In most markets, food trucks don’t charge venues — the truck keeps 100% of their food revenue and the venue benefits from increased foot traffic and longer dwell times. However, some trucks charge an appearance fee ($50–$300) when foot traffic is uncertain, and some high-demand venues charge trucks a spot fee ($50–$150). The model varies by market maturity, venue reputation, and negotiation.
The standard arrangement: free for both sides
In the most common arrangement, no money changes hands directly. The truck sets up, sells food, and keeps all revenue. The venue benefits from having food available — which increases dwell time and, in a taproom context, meaningfully increases drink revenue.
This model works because the incentives are already aligned. Trucks want built-in foot traffic. Venues want happy customers who stay longer and spend more. Both sides win without any payment flowing between them. For established venues with consistent weekend traffic — a craft brewery running a popular Food Truck Friday — this is the default and trucks will often compete for the slot.
When food trucks charge venues
Some operators charge an appearance fee in these situations:
- The venue is new or has uncertain traffic. A truck setting up at an unproven venue is taking a real risk. An appearance fee offsets it.
- Extra logistics are required. Hard-to-access venues, significant travel distance, or unusual setup requirements may warrant higher rates.
- Private or exclusive events. For corporate functions, weddings, or staff events, trucks typically charge a flat catering fee and may require a minimum spend guarantee.
- Low-competition markets. In areas with relatively few trucks, operators have more pricing power.
Appearance fees for regular venue slots typically range from $50–$300. Private catering fees range from $500–$2,500+ depending on headcount and menu.
When venues charge trucks for the spot
In high-traffic, high-demand situations, the dynamic flips. This is most common at established food truck parks, popular festivals and events, and occasionally at premium taprooms with consistently large weekend crowds. Spot fees at these venues typically run $50–$150 per day.

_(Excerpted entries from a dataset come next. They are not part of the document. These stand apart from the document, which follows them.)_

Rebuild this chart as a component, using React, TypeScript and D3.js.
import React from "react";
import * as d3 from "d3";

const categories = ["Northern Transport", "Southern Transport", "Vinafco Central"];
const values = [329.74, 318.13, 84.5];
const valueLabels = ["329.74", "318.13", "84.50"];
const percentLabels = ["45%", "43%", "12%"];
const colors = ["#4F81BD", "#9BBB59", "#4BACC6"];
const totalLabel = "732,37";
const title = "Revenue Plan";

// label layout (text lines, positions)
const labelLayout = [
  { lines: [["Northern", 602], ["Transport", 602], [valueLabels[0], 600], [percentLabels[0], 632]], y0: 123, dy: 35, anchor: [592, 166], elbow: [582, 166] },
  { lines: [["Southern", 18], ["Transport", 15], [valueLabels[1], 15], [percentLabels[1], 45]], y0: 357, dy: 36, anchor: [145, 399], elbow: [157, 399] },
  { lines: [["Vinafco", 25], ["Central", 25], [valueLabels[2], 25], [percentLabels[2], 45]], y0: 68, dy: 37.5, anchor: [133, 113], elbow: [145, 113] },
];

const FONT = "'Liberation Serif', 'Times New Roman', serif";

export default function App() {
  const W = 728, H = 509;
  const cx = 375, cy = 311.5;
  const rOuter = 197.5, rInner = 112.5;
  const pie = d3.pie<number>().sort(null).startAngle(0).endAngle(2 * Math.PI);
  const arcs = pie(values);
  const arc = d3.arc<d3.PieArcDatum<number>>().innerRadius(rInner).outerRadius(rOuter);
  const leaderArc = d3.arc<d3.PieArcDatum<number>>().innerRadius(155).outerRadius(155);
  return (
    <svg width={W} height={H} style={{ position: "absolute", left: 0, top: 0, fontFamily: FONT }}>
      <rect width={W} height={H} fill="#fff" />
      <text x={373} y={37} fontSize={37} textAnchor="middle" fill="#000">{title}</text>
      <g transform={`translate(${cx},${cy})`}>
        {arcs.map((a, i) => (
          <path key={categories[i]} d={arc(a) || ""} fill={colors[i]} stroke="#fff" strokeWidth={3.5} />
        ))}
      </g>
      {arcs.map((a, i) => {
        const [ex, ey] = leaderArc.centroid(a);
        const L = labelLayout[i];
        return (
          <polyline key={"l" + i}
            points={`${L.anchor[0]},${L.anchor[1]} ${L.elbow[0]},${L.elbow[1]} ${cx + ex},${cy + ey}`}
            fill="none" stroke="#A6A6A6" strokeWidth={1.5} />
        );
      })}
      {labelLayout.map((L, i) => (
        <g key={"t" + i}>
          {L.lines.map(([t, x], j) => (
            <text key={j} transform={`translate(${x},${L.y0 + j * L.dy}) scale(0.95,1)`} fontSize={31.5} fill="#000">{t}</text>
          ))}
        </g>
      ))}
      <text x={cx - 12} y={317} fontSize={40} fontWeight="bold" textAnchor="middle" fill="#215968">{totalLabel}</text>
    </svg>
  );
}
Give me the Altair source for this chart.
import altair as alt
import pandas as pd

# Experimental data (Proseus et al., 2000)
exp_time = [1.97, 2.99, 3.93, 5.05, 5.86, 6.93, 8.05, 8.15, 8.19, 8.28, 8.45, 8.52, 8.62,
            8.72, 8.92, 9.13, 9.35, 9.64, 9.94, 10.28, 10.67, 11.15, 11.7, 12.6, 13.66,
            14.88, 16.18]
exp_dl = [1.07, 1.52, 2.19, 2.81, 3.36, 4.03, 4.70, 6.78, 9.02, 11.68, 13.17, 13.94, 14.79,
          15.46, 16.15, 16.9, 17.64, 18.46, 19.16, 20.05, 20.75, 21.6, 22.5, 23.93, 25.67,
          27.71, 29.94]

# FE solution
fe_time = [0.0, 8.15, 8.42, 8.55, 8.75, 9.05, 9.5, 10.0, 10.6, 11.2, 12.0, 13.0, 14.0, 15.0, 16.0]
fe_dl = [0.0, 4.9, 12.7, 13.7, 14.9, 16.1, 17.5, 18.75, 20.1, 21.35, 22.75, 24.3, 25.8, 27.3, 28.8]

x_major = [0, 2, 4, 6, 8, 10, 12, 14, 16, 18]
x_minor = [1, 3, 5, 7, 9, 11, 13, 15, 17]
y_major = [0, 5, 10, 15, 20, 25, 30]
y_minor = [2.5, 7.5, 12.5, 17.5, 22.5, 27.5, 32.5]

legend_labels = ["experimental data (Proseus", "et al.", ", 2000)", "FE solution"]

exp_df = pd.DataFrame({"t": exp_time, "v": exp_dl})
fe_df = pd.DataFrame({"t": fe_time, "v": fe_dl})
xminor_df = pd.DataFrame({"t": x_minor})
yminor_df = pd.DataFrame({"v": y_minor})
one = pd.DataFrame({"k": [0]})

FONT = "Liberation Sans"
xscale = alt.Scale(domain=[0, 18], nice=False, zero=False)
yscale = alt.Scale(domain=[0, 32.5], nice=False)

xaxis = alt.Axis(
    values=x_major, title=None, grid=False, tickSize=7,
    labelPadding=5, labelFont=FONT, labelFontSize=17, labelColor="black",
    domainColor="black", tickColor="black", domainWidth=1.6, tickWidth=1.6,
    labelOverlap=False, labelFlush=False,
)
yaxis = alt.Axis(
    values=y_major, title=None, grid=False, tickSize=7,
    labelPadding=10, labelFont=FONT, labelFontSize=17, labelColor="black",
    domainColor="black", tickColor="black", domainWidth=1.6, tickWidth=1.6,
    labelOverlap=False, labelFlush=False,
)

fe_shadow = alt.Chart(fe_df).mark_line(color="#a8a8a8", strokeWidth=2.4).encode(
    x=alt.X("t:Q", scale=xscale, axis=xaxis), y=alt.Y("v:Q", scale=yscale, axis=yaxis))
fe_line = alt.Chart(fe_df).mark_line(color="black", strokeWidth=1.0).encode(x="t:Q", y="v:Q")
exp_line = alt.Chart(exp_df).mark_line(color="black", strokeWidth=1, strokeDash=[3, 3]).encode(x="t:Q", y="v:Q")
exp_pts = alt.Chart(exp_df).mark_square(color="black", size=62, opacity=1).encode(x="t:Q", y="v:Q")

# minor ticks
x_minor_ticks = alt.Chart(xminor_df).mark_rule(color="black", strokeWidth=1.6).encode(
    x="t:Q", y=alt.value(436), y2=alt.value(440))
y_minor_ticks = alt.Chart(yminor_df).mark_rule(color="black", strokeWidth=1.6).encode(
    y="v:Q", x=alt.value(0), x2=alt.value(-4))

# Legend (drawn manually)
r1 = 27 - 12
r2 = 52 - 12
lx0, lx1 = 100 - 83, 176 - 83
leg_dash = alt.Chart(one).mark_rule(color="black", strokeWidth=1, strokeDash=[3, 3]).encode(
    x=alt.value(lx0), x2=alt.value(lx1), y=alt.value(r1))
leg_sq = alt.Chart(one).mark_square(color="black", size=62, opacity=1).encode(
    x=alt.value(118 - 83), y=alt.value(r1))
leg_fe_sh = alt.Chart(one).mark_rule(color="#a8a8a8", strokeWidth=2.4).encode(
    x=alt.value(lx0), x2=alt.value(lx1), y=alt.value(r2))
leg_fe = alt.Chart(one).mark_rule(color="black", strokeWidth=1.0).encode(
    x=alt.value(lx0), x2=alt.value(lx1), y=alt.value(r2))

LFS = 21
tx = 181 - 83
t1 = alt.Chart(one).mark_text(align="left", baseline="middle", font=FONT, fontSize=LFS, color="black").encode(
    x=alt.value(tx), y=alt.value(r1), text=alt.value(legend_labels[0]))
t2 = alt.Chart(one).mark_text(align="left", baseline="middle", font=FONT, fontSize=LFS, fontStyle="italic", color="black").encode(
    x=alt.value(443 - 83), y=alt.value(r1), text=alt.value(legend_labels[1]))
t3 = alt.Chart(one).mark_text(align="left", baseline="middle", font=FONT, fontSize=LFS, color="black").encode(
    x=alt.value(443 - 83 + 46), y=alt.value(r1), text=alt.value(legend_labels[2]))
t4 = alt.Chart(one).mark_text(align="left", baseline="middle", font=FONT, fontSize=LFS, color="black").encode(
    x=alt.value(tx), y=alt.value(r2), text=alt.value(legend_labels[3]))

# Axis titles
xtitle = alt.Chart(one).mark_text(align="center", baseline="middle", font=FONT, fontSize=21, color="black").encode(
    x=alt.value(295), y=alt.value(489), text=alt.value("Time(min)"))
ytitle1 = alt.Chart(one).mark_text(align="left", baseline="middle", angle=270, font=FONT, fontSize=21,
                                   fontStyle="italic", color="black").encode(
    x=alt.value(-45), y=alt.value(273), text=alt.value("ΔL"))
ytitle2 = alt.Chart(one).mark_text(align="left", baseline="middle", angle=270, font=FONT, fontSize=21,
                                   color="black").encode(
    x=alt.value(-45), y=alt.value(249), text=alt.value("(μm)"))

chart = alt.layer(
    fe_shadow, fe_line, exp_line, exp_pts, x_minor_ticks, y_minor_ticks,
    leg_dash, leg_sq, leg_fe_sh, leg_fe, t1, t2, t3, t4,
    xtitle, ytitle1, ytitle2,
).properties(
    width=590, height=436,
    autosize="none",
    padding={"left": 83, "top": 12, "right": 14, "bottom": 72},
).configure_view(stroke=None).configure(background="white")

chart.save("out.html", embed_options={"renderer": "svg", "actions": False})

The best trucks — the ones with reliable followings and full booking calendars — don’t need to pay to work. Charging for spots tends to filter out your best options and retain operators who can’t fill their calendar elsewhere. The free model almost always produces better outcomes for venues.
Minimum revenue guarantees
A middle ground: the venue agrees that if the truck’s revenue falls below a certain threshold, the venue makes up the difference. Example: a venue guarantees $400 in revenue for a 4-hour slot. If the truck sells $600, no payment changes hands. If they sell $250, the venue pays $150 to reach the minimum.
This arrangement is most common with new venues building their program, or for weekday bookings where traffic is less predictable. Minimum guarantees are a good-faith signal that rarely get triggered once you’ve built consistent traffic.
Revenue share models
Some venues take a percentage of food sales — typically 10–20%. This is more common in food halls and permanent food truck parks than in standard brewery-taproom relationships. The arrangement aligns incentives but adds administrative complexity for operators who must track and report sales accurately.
What affects the arrangement in practice
| Factor | Effect on arrangement |
|---|---|
| Venue foot traffic | Higher traffic = trucks more willing to come for free |
| Market truck supply | More trucks than slots = venues have more leverage |
| Day of week | Fri/Sat: free standard. Weekdays: trucks may request guarantees |
| Event type | Regular programming: free. Private events: catering fees apply |
| Relationship history | Long-term reliable partners rarely discuss money — it’s assumed free |
What to clarify before every booking
- Is there a fee either direction? Get it out in the open at the start.
- What happens if foot traffic is low? Is there a guarantee, or does the truck absorb the risk?
- Are there costs the venue covers? Power hookups, tables, trash disposal — clarify who’s responsible.
- What’s the cancellation policy? How much notice is required, and what happens if either side cancels last-minute?
These conversations are easier to have before the relationship is established than after something goes wrong. The most durable partnerships are built on clear expectations from day one.